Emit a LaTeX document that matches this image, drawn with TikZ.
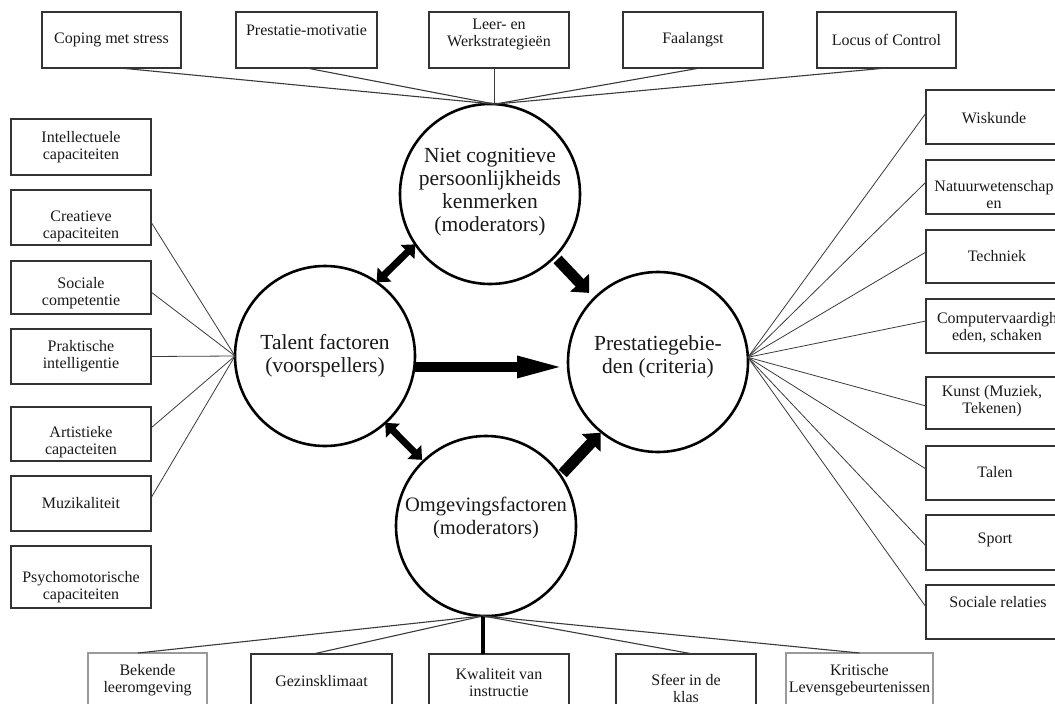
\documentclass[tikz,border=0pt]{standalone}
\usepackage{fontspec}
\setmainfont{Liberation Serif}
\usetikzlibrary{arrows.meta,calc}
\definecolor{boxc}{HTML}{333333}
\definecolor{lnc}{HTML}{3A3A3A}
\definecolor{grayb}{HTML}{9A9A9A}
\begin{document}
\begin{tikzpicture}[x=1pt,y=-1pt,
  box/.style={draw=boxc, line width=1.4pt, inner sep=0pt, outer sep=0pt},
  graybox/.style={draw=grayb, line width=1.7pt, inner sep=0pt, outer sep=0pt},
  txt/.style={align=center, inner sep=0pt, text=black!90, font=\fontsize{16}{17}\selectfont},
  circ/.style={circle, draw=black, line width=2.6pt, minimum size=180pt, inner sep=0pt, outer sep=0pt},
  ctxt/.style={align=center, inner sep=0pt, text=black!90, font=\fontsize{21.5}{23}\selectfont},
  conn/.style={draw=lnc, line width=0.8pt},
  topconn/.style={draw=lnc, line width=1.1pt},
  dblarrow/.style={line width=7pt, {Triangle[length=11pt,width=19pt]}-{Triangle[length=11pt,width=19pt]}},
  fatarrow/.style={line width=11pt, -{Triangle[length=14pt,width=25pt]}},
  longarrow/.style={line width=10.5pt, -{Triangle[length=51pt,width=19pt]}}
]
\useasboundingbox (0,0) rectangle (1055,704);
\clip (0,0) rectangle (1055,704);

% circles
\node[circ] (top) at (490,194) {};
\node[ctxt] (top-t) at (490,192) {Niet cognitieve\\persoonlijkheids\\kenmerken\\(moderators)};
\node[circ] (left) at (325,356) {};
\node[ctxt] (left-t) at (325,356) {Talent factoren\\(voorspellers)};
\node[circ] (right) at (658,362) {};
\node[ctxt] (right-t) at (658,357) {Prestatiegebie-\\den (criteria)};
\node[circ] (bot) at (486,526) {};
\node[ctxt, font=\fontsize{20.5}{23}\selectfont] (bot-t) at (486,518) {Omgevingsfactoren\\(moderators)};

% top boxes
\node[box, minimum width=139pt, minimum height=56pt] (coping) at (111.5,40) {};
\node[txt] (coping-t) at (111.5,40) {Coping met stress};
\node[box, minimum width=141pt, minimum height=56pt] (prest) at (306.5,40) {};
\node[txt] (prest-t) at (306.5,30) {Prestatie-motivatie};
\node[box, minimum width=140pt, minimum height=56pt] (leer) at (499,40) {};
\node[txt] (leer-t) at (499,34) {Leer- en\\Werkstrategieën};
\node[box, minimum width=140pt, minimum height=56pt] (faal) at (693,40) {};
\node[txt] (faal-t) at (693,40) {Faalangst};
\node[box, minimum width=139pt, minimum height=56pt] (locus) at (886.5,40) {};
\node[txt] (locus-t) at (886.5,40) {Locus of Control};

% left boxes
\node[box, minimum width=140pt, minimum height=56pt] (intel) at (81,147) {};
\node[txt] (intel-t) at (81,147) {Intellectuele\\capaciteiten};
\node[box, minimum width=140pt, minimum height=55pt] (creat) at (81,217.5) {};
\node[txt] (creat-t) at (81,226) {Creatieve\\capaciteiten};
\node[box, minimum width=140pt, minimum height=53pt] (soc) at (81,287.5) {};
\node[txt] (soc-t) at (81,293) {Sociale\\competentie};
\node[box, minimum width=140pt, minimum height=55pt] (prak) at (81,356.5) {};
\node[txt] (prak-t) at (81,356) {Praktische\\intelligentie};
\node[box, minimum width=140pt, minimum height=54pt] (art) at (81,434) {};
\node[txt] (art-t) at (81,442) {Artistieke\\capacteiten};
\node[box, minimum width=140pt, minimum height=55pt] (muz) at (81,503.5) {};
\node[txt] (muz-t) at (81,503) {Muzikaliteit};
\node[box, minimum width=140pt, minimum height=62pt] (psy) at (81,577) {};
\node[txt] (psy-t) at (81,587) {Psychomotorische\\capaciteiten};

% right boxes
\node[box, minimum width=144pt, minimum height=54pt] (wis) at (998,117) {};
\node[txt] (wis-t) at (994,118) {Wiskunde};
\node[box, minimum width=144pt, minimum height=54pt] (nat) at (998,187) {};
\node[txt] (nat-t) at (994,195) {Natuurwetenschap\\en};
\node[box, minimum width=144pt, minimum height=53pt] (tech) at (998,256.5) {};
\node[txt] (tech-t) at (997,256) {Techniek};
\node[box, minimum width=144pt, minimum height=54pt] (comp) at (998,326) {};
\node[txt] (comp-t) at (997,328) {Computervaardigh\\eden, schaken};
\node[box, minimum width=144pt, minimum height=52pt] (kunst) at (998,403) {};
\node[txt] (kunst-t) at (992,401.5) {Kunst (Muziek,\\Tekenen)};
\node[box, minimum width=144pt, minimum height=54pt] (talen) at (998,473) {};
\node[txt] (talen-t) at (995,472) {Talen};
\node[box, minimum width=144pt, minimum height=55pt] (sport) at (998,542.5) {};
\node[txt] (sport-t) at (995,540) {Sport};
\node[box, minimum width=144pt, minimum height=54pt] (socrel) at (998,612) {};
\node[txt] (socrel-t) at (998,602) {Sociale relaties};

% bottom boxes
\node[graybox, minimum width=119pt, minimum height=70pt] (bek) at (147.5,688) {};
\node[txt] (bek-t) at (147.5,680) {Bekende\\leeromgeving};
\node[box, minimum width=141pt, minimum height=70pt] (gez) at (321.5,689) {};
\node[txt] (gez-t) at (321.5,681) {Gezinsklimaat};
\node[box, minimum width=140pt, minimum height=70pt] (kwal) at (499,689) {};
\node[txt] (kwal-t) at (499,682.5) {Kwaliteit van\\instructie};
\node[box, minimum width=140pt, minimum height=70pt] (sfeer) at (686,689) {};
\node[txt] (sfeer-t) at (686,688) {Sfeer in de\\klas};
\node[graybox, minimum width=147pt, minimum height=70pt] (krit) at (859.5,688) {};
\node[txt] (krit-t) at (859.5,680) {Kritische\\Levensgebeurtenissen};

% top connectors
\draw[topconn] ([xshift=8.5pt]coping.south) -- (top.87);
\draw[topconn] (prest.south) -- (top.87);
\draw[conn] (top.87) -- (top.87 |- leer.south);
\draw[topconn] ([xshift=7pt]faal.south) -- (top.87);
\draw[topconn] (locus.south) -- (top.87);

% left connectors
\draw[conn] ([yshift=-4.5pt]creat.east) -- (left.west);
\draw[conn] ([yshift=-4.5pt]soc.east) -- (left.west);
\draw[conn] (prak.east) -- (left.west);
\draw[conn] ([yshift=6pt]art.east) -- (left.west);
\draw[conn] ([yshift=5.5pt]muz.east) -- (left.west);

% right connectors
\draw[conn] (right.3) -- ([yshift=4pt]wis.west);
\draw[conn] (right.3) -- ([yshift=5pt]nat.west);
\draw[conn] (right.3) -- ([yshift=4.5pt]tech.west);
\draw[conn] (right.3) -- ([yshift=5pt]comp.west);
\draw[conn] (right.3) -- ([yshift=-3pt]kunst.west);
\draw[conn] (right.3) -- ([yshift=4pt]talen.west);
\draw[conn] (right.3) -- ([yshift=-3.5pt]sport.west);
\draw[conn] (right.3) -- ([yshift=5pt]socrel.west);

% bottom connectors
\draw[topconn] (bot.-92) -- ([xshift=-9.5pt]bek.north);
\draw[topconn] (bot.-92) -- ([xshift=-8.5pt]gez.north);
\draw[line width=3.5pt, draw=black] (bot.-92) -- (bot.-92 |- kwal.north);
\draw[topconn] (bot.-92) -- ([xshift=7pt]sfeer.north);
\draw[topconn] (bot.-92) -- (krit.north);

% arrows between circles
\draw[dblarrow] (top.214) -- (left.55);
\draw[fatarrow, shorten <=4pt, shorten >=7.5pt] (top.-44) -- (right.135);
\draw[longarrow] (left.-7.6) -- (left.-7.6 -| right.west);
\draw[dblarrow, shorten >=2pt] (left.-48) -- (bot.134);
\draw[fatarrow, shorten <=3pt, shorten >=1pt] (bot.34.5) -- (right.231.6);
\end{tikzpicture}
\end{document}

====

> **Exercise instructions**
Write out exactly the lines between the start of the data and the line with "(bot-t) at (486,518)", including both, but none of the pictures.

> **Exercise solution**
Emit a LaTeX document that matches this image, drawn with TikZ.
\documentclass[tikz,border=0pt]{standalone}
\usepackage{fontspec}
\setmainfont{Liberation Serif}
\usetikzlibrary{arrows.meta,calc}
\definecolor{boxc}{HTML}{333333}
\definecolor{lnc}{HTML}{3A3A3A}
\definecolor{grayb}{HTML}{9A9A9A}
\begin{document}
\begin{tikzpicture}[x=1pt,y=-1pt,
  box/.style={draw=boxc, line width=1.4pt, inner sep=0pt, outer sep=0pt},
  graybox/.style={draw=grayb, line width=1.7pt, inner sep=0pt, outer sep=0pt},
  txt/.style={align=center, inner sep=0pt, text=black!90, font=\fontsize{16}{17}\selectfont},
  circ/.style={circle, draw=black, line width=2.6pt, minimum size=180pt, inner sep=0pt, outer sep=0pt},
  ctxt/.style={align=center, inner sep=0pt, text=black!90, font=\fontsize{21.5}{23}\selectfont},
  conn/.style={draw=lnc, line width=0.8pt},
  topconn/.style={draw=lnc, line width=1.1pt},
  dblarrow/.style={line width=7pt, {Triangle[length=11pt,width=19pt]}-{Triangle[length=11pt,width=19pt]}},
  fatarrow/.style={line width=11pt, -{Triangle[length=14pt,width=25pt]}},
  longarrow/.style={line width=10.5pt, -{Triangle[length=51pt,width=19pt]}}
]
\useasboundingbox (0,0) rectangle (1055,704);
\clip (0,0) rectangle (1055,704);

% circles
\node[circ] (top) at (490,194) {};
\node[ctxt] (top-t) at (490,192) {Niet cognitieve\\persoonlijkheids\\kenmerken\\(moderators)};
\node[circ] (left) at (325,356) {};
\node[ctxt] (left-t) at (325,356) {Talent factoren\\(voorspellers)};
\node[circ] (right) at (658,362) {};
\node[ctxt] (right-t) at (658,357) {Prestatiegebie-\\den (criteria)};
\node[circ] (bot) at (486,526) {};
\node[ctxt, font=\fontsize{20.5}{23}\selectfont] (bot-t) at (486,518) {Omgevingsfactoren\\(moderators)};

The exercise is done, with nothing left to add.